What you will do >> Your copy of the material must match it exactly, except that pictures are dropped.

Supplied material >>
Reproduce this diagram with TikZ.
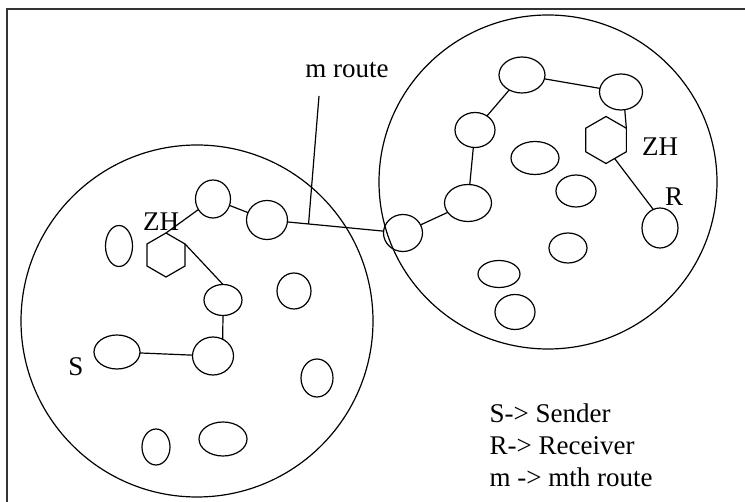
\documentclass[tikz,border=0pt]{standalone}
\usepackage{fontspec}
\setmainfont{Liberation Serif}
\usetikzlibrary{shapes.geometric}
\begin{document}
\begin{tikzpicture}[x=1pt,y=-1pt,line width=1.2pt,
  zone/.style={draw,ellipse,inner sep=0pt,outer sep=0pt},
  mnode/.style 2 args={draw,ellipse,inner sep=0pt,outer sep=0pt,
    minimum width=#1pt,minimum height=#2pt},
  zhead/.style={draw,regular polygon,regular polygon sides=6,
    shape border rotate=30,inner sep=0pt,outer sep=0pt,minimum size=#1pt},
  link/.style={draw},
  lbl/.style={inner sep=0pt,font=\fontsize{27}{32}\selectfont}]
\useasboundingbox (0,0) rectangle (745,502);
% outer frame, running off the right and bottom edges
\begin{scope}
  \clip (0,0) rectangle (745,502);
  \draw[line width=2pt,black!80] (7,9.5) rectangle (800,560);
\end{scope}

% the two zones
\node[zone,minimum width=352pt,minimum height=352pt] (zoneL) at (197,321) {};
\node[zone,minimum width=338pt,minimum height=334pt] (zoneR) at (548,182) {};

% nodes of the left zone
\node[mnode={35}{38}] (A) at (213,199) {};
\node[mnode={41}{39}] (B) at (267,220) {};
\node[zhead=44] (hexL) at (166,255) {};
\node[mnode={27}{41}] (l1) at (119,246) {};
\node[mnode={38}{31}] (C) at (223,300) {};
\node[mnode={34}{36}] (l2) at (294,291) {};
\node[mnode={46}{34}] (S) at (117,352) {};
\node[mnode={41}{38}] (D) at (213,356) {};
\node[mnode={32}{38}] (l3) at (317,378) {};
\node[mnode={28}{36}] (l4) at (156,447) {};
\node[mnode={48}{34}] (l5) at (223,439) {};

% nodes of the right zone
\node[mnode={39}{37}] (E) at (403,233) {};
\node[mnode={47}{37}] (F) at (468,203) {};
\node[mnode={40}{35}] (G) at (475,130) {};
\node[mnode={46}{36}] (H) at (522,75) {};
\node[mnode={43}{36}] (I) at (621,92) {};
\node[zhead=47] (hexR) at (606,140) {};
\node[mnode={48}{33}] (r1) at (535,158) {};
\node[mnode={40}{32}] (r2) at (576,191) {};
\node[mnode={36}{40}] (Rn) at (660,228) {};
\node[mnode={38}{30}] (r3) at (568,248) {};
\node[mnode={42}{27}] (r4) at (499,274) {};
\node[mnode={40}{35}] (r5) at (515,312) {};

% route from S to R
\draw[link] (S) -- (D);
\draw[link] (C.south) -- (D.60);
\draw[link] (hexL.30) -- (C.north);
\draw[link] (hexL.north) -- (A);
\draw[link] (A) -- (B);
\draw[link] (B) -- (E) coordinate[pos=0.22] (mpt);
\draw[link] (E) -- (F);
\draw[link] (F) -- (G);
\draw[link] (G) -- (H);
\draw[link] (H) -- (I);
\draw[link] (I.-78) -- (hexR.30);
\draw[link] (hexR.-65) -- (Rn.110);

% pointer to the m-th route
\coordinate (mtop) at (319,96);
\draw[link] (mtop) -- (mpt);

% labels
\node[lbl] (mlabel) at (347,70) {m route};
\node[lbl] (zhL) at (161,222) {ZH};
\node[lbl] (zhR) at (660,147) {ZH};
\node[lbl] (Rlabel) at (674,197) {R};
\node[lbl] (Slabel) at (76,367) {S};
\node[lbl,anchor=west,align=left] (legend) at (489,445)
  {S-> Sender\\R-> Receiver\\m -> mth route};
\end{tikzpicture}
\end{document}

Answer for this exercise >>
Reproduce this diagram with TikZ.
\documentclass[tikz,border=0pt]{standalone}
\usepackage{fontspec}
\setmainfont{Liberation Serif}
\usetikzlibrary{shapes.geometric}
\begin{document}
\begin{tikzpicture}[x=1pt,y=-1pt,line width=1.2pt,
  zone/.style={draw,ellipse,inner sep=0pt,outer sep=0pt},
  mnode/.style 2 args={draw,ellipse,inner sep=0pt,outer sep=0pt,
    minimum width=#1pt,minimum height=#2pt},
  zhead/.style={draw,regular polygon,regular polygon sides=6,
    shape border rotate=30,inner sep=0pt,outer sep=0pt,minimum size=#1pt},
  link/.style={draw},
  lbl/.style={inner sep=0pt,font=\fontsize{27}{32}\selectfont}]
\useasboundingbox (0,0) rectangle (745,502);
% outer frame, running off the right and bottom edges
\begin{scope}
  \clip (0,0) rectangle (745,502);
  \draw[line width=2pt,black!80] (7,9.5) rectangle (800,560);
\end{scope}

% the two zones
\node[zone,minimum width=352pt,minimum height=352pt] (zoneL) at (197,321) {};
\node[zone,minimum width=338pt,minimum height=334pt] (zoneR) at (548,182) {};

% nodes of the left zone
\node[mnode={35}{38}] (A) at (213,199) {};
\node[mnode={41}{39}] (B) at (267,220) {};
\node[zhead=44] (hexL) at (166,255) {};
\node[mnode={27}{41}] (l1) at (119,246) {};
\node[mnode={38}{31}] (C) at (223,300) {};
\node[mnode={34}{36}] (l2) at (294,291) {};
\node[mnode={46}{34}] (S) at (117,352) {};
\node[mnode={41}{38}] (D) at (213,356) {};
\node[mnode={32}{38}] (l3) at (317,378) {};
\node[mnode={28}{36}] (l4) at (156,447) {};
\node[mnode={48}{34}] (l5) at (223,439) {};

% nodes of the right zone
\node[mnode={39}{37}] (E) at (403,233) {};
\node[mnode={47}{37}] (F) at (468,203) {};
\node[mnode={40}{35}] (G) at (475,130) {};
\node[mnode={46}{36}] (H) at (522,75) {};
\node[mnode={43}{36}] (I) at (621,92) {};
\node[zhead=47] (hexR) at (606,140) {};
\node[mnode={48}{33}] (r1) at (535,158) {};
\node[mnode={40}{32}] (r2) at (576,191) {};
\node[mnode={36}{40}] (Rn) at (660,228) {};
\node[mnode={38}{30}] (r3) at (568,248) {};
\node[mnode={42}{27}] (r4) at (499,274) {};
\node[mnode={40}{35}] (r5) at (515,312) {};

% route from S to R
\draw[link] (S) -- (D);
\draw[link] (C.south) -- (D.60);
\draw[link] (hexL.30) -- (C.north);
\draw[link] (hexL.north) -- (A);
\draw[link] (A) -- (B);
\draw[link] (B) -- (E) coordinate[pos=0.22] (mpt);
\draw[link] (E) -- (F);
\draw[link] (F) -- (G);
\draw[link] (G) -- (H);
\draw[link] (H) -- (I);
\draw[link] (I.-78) -- (hexR.30);
\draw[link] (hexR.-65) -- (Rn.110);

% pointer to the m-th route
\coordinate (mtop) at (319,96);
\draw[link] (mtop) -- (mpt);

% labels
\node[lbl] (mlabel) at (347,70) {m route};
\node[lbl] (zhL) at (161,222) {ZH};
\node[lbl] (zhR) at (660,147) {ZH};
\node[lbl] (Rlabel) at (674,197) {R};
\node[lbl] (Slabel) at (76,367) {S};
\node[lbl,anchor=west,align=left] (legend) at (489,445)
  {S-> Sender\\R-> Receiver\\m -> mth route};
\end{tikzpicture}
\end{document}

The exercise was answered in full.